My engine was dyno’d at 170bhp as well, and has none of the intractability they seem to have found in the Broadspeed. Maybe they have a tall first gear close ratio box fitted? Mine are the standard 2000E ?interim? ratios (standard Elan box) with a 3.55 diff, and getting off the line isn’t too impressive, but the engine is well mannered in doing it! I do have the standard flywheel, which would support an easier getaway I guess, so it feels much the same as a twincam. Once on the move the BDA shows what it?s got, and the car is a scream to drive, and it screams up to 8000 rpm quite happily?.same tuftrided crank used by the Broadspeed.

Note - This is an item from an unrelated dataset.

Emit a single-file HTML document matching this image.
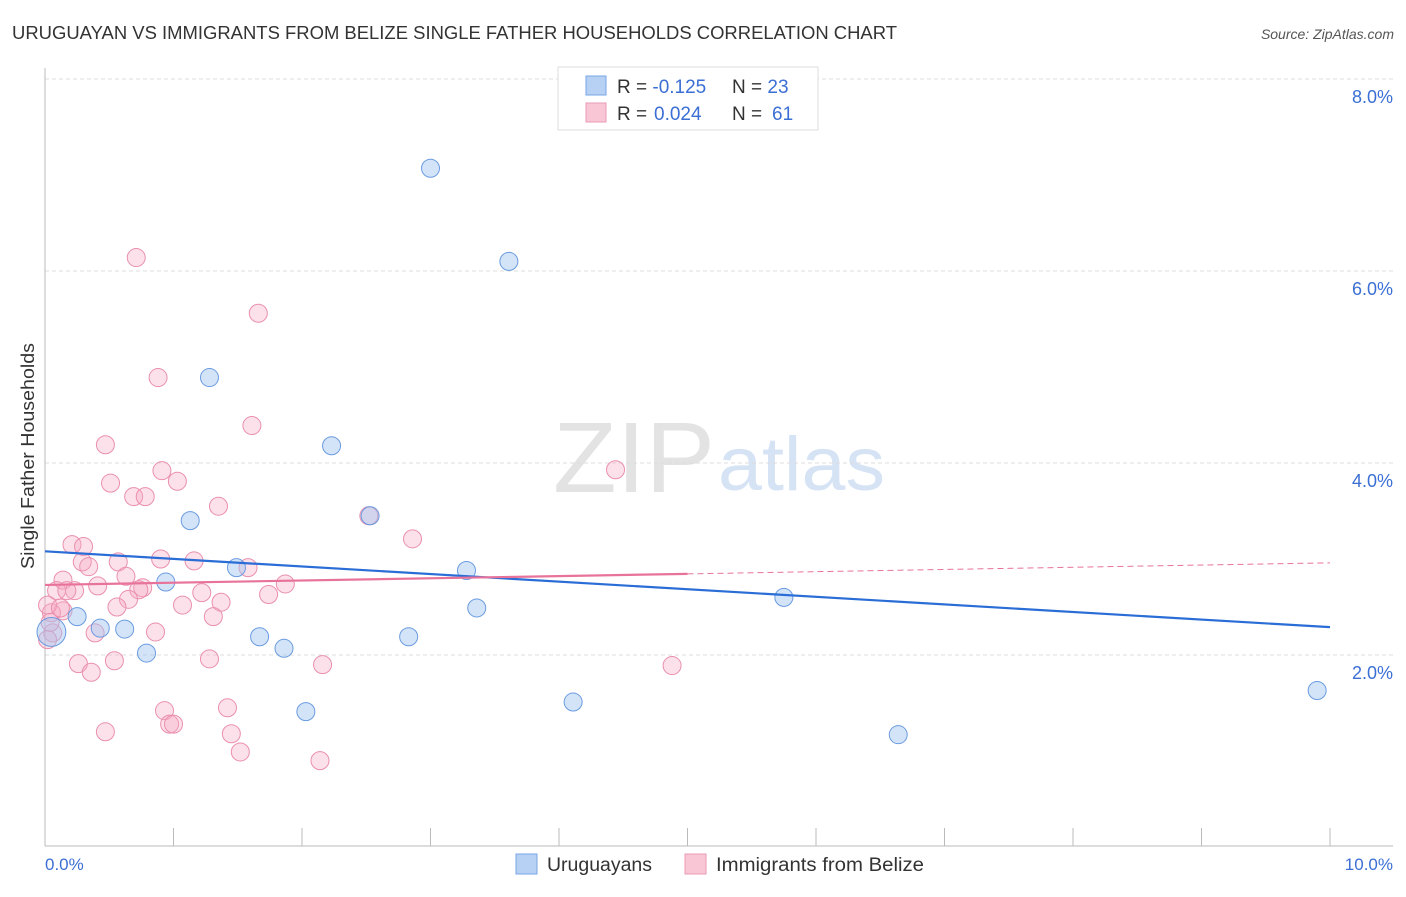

It sounds like the Broadspeed also needs the suspension sorting out, and maybe the standard wheels put back on to eliminated the harsh and jarring drive. Mine is standard with the exception of Koni adjustables, set at their softest setting, and the handling and ride is superb.

The guy who did my car ran Dave Smith Engineering in North London, and tweaked and improved the engine over many years, finally settling on a big valve BDA head just with 40s. 45s were fitted for a while and it developed a fair bit more power but sipped fuel at 8 or 9 mpg and apparently became a lot more temperamental!

He used the car to commute around North London in the 70s, and for several European trips, including Spain and Italy in the summer, and it runs the standard radiator. The car managed 70k miles before the engine needed rebuilding, when it was rebuilt into an AX thickwall block, but otherwise exactly the same spec as before.

It does sound like the Broadspeed has suffered from a lack of development, or perhaps it has been ‘tweeked’ in the past 30 or so years, and just needs setting up properly.

A fab car though…I’d love to get hold of that!